The Tomb of Ligeia is a somewhat obscure title in the Corman/Price fimography–it's predecessor, The Masque of the Red Death (1964), feels much more famous–but in that sense it was the perfect selection for TRUE RANDOM. The Gods of True Random don't care about your feelings, or if you've seen the 'good' movies. This also marked the conclusion of "The Poe cycle." It's a film, and I watched it!

Judging this by modern horror standards isn't fair of course. It isn't scary or even really suspenseful. Our modern brains can't interact with this in the way it was intended when it was originally made and released. Imagine, if you will, a bunch of folks in the mid 60s who paid like 25¢ to get into the theater oohing and ahhing at this. Little did they know about the little red devil who would one day sneak up behind Patrick Wilson...


All that said, this is a perfectly enjoyable film if you can let yourself get into. Shot on location an actual British castle (Castle Acre Priory), it's quite magnificent to look at and Corman clearly has a knack for framing nice shots and crafting an interesting story. And as for that story, "interesting" doesn't necessarily have to equate to "makes sense." LOOSELY based on Poe's short story "Ligea," a fascinatingly dense piece with its own strange history, the movie is a fairly convoluted affair, albeit in the most well-intentioned and–again–intriguing way.

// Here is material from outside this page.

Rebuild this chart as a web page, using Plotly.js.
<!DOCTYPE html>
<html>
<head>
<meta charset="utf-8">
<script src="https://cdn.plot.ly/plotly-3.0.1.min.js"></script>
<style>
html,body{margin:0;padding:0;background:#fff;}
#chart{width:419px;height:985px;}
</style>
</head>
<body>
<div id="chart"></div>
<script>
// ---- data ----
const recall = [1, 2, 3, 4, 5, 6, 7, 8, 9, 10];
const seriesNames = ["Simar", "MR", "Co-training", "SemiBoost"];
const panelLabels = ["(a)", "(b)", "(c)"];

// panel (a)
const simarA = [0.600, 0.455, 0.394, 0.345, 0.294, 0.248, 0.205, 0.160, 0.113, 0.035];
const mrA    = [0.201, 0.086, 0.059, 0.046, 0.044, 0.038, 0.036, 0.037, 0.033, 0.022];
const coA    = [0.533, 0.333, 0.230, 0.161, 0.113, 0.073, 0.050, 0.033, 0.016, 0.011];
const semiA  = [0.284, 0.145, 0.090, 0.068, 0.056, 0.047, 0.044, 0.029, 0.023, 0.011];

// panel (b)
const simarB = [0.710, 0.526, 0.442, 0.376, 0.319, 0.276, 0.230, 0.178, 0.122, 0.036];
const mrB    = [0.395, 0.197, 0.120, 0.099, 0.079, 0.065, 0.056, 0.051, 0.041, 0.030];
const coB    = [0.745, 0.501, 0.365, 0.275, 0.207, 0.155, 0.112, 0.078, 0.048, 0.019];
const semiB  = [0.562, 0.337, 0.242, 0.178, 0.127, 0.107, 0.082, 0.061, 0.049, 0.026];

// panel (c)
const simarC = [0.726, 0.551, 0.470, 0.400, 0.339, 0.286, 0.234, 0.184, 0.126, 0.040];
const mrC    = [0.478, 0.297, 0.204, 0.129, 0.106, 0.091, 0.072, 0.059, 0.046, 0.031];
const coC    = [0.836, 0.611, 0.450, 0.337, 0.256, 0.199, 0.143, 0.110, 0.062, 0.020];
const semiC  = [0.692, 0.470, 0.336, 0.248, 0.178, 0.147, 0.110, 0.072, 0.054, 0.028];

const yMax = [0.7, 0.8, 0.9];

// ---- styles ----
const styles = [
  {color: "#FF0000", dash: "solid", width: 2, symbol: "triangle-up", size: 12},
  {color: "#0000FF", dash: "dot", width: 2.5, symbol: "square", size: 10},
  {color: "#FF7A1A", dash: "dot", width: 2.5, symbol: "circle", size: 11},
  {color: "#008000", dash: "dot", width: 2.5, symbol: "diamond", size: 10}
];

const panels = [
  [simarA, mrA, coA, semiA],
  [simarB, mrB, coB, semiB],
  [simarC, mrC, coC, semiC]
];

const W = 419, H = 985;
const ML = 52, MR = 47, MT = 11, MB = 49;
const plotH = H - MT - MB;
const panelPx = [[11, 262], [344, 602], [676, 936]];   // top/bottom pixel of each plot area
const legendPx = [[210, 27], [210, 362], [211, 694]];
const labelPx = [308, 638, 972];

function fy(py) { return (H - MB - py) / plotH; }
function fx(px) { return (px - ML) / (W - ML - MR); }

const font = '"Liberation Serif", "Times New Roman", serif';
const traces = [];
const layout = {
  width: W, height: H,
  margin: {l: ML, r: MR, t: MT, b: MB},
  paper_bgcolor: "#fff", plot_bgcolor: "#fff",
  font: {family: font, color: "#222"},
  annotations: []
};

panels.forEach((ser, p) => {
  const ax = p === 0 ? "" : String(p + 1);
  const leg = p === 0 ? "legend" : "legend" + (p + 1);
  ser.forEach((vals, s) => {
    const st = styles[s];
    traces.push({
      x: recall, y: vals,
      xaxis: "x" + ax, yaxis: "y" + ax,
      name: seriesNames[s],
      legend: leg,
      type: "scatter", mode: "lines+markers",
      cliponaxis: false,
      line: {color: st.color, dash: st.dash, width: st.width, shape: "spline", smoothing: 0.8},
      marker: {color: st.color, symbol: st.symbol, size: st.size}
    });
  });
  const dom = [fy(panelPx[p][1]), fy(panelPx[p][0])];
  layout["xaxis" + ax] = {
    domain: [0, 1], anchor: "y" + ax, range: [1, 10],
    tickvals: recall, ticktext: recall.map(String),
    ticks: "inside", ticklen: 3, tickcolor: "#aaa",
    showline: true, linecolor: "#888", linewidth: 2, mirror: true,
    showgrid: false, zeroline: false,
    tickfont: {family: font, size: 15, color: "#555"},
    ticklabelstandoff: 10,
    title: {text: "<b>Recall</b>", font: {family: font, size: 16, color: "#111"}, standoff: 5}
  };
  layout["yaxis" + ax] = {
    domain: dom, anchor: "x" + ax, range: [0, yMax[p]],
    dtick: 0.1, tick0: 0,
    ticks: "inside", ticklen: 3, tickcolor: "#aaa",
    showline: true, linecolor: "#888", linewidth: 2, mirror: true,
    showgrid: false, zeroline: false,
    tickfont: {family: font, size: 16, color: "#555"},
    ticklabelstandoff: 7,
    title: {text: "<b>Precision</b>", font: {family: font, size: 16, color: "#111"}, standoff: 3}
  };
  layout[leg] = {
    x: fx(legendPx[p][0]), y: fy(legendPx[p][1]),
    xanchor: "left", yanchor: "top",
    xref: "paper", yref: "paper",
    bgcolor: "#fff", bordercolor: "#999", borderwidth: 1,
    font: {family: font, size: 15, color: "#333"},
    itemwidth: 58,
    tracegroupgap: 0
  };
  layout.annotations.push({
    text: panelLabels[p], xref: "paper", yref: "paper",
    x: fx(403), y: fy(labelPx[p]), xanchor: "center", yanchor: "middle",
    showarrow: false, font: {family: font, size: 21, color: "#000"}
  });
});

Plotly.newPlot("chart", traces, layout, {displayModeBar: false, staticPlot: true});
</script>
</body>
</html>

From my notes on its ending (major SPOILERS, I suppose, although I can't see how this information would dissuade someone from watching this one way or the other 55 years after the fact):

Lol the ending of this so convoluted. No idea what's going on. ... H dumps the evil wife in the fire. Then good wife comes back as evil wife and he kills her only she then looks like good wife and the other dude carries her out of the tomb then evil wife comes back as a cat and fights him and they burn the whole place down and die in the fire (main guy, cat and bad wife... cat merged back into wife at very end) but only good wife doesn't die she hooks up with the other random dude. Got it.
Ultimately, this was an enjoyable watch for me. And it's peaked my interest as far as the Cormanverse is concerned. So be on the lookout for my ROGER CORMAN DIRECTOR FOCUS wherein I watch and rank every single movie he's either produced and/or directed. COMING NEVER.